▶ Data provided
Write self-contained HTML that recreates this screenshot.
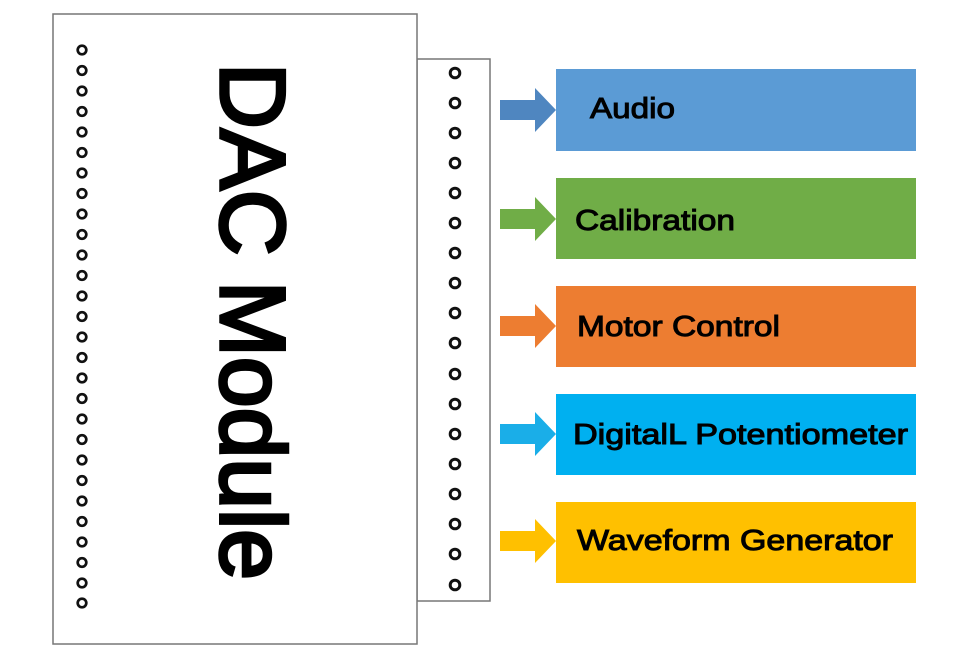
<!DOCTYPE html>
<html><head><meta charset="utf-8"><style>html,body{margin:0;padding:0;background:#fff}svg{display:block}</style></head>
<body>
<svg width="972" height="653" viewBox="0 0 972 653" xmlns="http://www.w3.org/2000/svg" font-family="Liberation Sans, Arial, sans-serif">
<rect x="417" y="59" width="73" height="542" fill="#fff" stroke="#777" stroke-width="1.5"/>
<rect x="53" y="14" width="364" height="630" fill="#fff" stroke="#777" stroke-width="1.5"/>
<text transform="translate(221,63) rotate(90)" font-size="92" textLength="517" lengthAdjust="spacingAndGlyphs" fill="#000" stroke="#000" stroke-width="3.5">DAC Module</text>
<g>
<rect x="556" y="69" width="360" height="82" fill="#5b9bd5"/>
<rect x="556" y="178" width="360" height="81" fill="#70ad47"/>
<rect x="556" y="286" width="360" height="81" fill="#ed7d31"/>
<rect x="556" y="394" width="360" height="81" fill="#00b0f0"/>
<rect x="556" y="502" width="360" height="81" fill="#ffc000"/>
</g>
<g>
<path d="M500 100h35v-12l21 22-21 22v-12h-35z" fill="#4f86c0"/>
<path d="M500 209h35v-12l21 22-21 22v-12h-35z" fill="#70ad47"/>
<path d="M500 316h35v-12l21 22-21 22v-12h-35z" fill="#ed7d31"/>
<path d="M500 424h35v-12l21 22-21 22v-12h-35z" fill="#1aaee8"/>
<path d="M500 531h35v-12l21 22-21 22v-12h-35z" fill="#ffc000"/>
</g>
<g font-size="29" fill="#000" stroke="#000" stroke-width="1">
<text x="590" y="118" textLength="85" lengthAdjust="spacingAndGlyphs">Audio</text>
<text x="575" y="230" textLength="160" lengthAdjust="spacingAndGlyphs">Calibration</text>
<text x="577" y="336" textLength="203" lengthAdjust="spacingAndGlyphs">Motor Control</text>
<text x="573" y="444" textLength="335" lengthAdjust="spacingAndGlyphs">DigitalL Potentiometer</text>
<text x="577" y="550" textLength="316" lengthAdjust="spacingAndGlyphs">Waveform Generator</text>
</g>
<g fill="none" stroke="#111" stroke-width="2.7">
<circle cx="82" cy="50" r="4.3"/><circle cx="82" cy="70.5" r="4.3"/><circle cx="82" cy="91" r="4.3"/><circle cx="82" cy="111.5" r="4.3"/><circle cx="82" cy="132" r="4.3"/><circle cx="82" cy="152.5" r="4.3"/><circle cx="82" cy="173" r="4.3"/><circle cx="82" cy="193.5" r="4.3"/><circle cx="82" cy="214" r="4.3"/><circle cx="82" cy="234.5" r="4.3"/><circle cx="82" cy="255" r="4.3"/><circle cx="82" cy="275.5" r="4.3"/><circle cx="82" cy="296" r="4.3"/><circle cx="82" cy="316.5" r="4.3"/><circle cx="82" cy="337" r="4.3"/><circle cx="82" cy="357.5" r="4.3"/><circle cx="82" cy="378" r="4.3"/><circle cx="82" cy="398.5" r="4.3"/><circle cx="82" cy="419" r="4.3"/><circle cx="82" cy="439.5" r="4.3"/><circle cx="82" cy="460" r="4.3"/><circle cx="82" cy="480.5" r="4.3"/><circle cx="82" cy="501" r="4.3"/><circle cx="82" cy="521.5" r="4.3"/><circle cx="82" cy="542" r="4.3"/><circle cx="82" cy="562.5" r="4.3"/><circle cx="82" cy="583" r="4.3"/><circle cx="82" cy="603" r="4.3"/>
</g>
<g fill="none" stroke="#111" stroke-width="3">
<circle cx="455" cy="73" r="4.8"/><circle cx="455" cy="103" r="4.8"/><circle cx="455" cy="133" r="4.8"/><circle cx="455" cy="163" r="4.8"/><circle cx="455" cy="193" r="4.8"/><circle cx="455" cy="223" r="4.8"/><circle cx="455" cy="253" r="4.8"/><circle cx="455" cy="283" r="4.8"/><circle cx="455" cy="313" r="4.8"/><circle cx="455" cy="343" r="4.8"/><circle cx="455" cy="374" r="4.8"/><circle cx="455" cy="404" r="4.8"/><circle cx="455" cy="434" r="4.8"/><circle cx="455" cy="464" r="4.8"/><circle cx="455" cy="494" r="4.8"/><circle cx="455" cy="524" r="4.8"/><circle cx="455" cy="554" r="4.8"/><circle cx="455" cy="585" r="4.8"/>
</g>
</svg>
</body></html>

▶ Your goal
Write out the listing above exactly as it stands, pictures excluded.

▶ Response to this exercise
Write self-contained HTML that recreates this screenshot.
<!DOCTYPE html>
<html><head><meta charset="utf-8"><style>html,body{margin:0;padding:0;background:#fff}svg{display:block}</style></head>
<body>
<svg width="972" height="653" viewBox="0 0 972 653" xmlns="http://www.w3.org/2000/svg" font-family="Liberation Sans, Arial, sans-serif">
<rect x="417" y="59" width="73" height="542" fill="#fff" stroke="#777" stroke-width="1.5"/>
<rect x="53" y="14" width="364" height="630" fill="#fff" stroke="#777" stroke-width="1.5"/>
<text transform="translate(221,63) rotate(90)" font-size="92" textLength="517" lengthAdjust="spacingAndGlyphs" fill="#000" stroke="#000" stroke-width="3.5">DAC Module</text>
<g>
<rect x="556" y="69" width="360" height="82" fill="#5b9bd5"/>
<rect x="556" y="178" width="360" height="81" fill="#70ad47"/>
<rect x="556" y="286" width="360" height="81" fill="#ed7d31"/>
<rect x="556" y="394" width="360" height="81" fill="#00b0f0"/>
<rect x="556" y="502" width="360" height="81" fill="#ffc000"/>
</g>
<g>
<path d="M500 100h35v-12l21 22-21 22v-12h-35z" fill="#4f86c0"/>
<path d="M500 209h35v-12l21 22-21 22v-12h-35z" fill="#70ad47"/>
<path d="M500 316h35v-12l21 22-21 22v-12h-35z" fill="#ed7d31"/>
<path d="M500 424h35v-12l21 22-21 22v-12h-35z" fill="#1aaee8"/>
<path d="M500 531h35v-12l21 22-21 22v-12h-35z" fill="#ffc000"/>
</g>
<g font-size="29" fill="#000" stroke="#000" stroke-width="1">
<text x="590" y="118" textLength="85" lengthAdjust="spacingAndGlyphs">Audio</text>
<text x="575" y="230" textLength="160" lengthAdjust="spacingAndGlyphs">Calibration</text>
<text x="577" y="336" textLength="203" lengthAdjust="spacingAndGlyphs">Motor Control</text>
<text x="573" y="444" textLength="335" lengthAdjust="spacingAndGlyphs">DigitalL Potentiometer</text>
<text x="577" y="550" textLength="316" lengthAdjust="spacingAndGlyphs">Waveform Generator</text>
</g>
<g fill="none" stroke="#111" stroke-width="2.7">
<circle cx="82" cy="50" r="4.3"/><circle cx="82" cy="70.5" r="4.3"/><circle cx="82" cy="91" r="4.3"/><circle cx="82" cy="111.5" r="4.3"/><circle cx="82" cy="132" r="4.3"/><circle cx="82" cy="152.5" r="4.3"/><circle cx="82" cy="173" r="4.3"/><circle cx="82" cy="193.5" r="4.3"/><circle cx="82" cy="214" r="4.3"/><circle cx="82" cy="234.5" r="4.3"/><circle cx="82" cy="255" r="4.3"/><circle cx="82" cy="275.5" r="4.3"/><circle cx="82" cy="296" r="4.3"/><circle cx="82" cy="316.5" r="4.3"/><circle cx="82" cy="337" r="4.3"/><circle cx="82" cy="357.5" r="4.3"/><circle cx="82" cy="378" r="4.3"/><circle cx="82" cy="398.5" r="4.3"/><circle cx="82" cy="419" r="4.3"/><circle cx="82" cy="439.5" r="4.3"/><circle cx="82" cy="460" r="4.3"/><circle cx="82" cy="480.5" r="4.3"/><circle cx="82" cy="501" r="4.3"/><circle cx="82" cy="521.5" r="4.3"/><circle cx="82" cy="542" r="4.3"/><circle cx="82" cy="562.5" r="4.3"/><circle cx="82" cy="583" r="4.3"/><circle cx="82" cy="603" r="4.3"/>
</g>
<g fill="none" stroke="#111" stroke-width="3">
<circle cx="455" cy="73" r="4.8"/><circle cx="455" cy="103" r="4.8"/><circle cx="455" cy="133" r="4.8"/><circle cx="455" cy="163" r="4.8"/><circle cx="455" cy="193" r="4.8"/><circle cx="455" cy="223" r="4.8"/><circle cx="455" cy="253" r="4.8"/><circle cx="455" cy="283" r="4.8"/><circle cx="455" cy="313" r="4.8"/><circle cx="455" cy="343" r="4.8"/><circle cx="455" cy="374" r="4.8"/><circle cx="455" cy="404" r="4.8"/><circle cx="455" cy="434" r="4.8"/><circle cx="455" cy="464" r="4.8"/><circle cx="455" cy="494" r="4.8"/><circle cx="455" cy="524" r="4.8"/><circle cx="455" cy="554" r="4.8"/><circle cx="455" cy="585" r="4.8"/>
</g>
</svg>
</body></html>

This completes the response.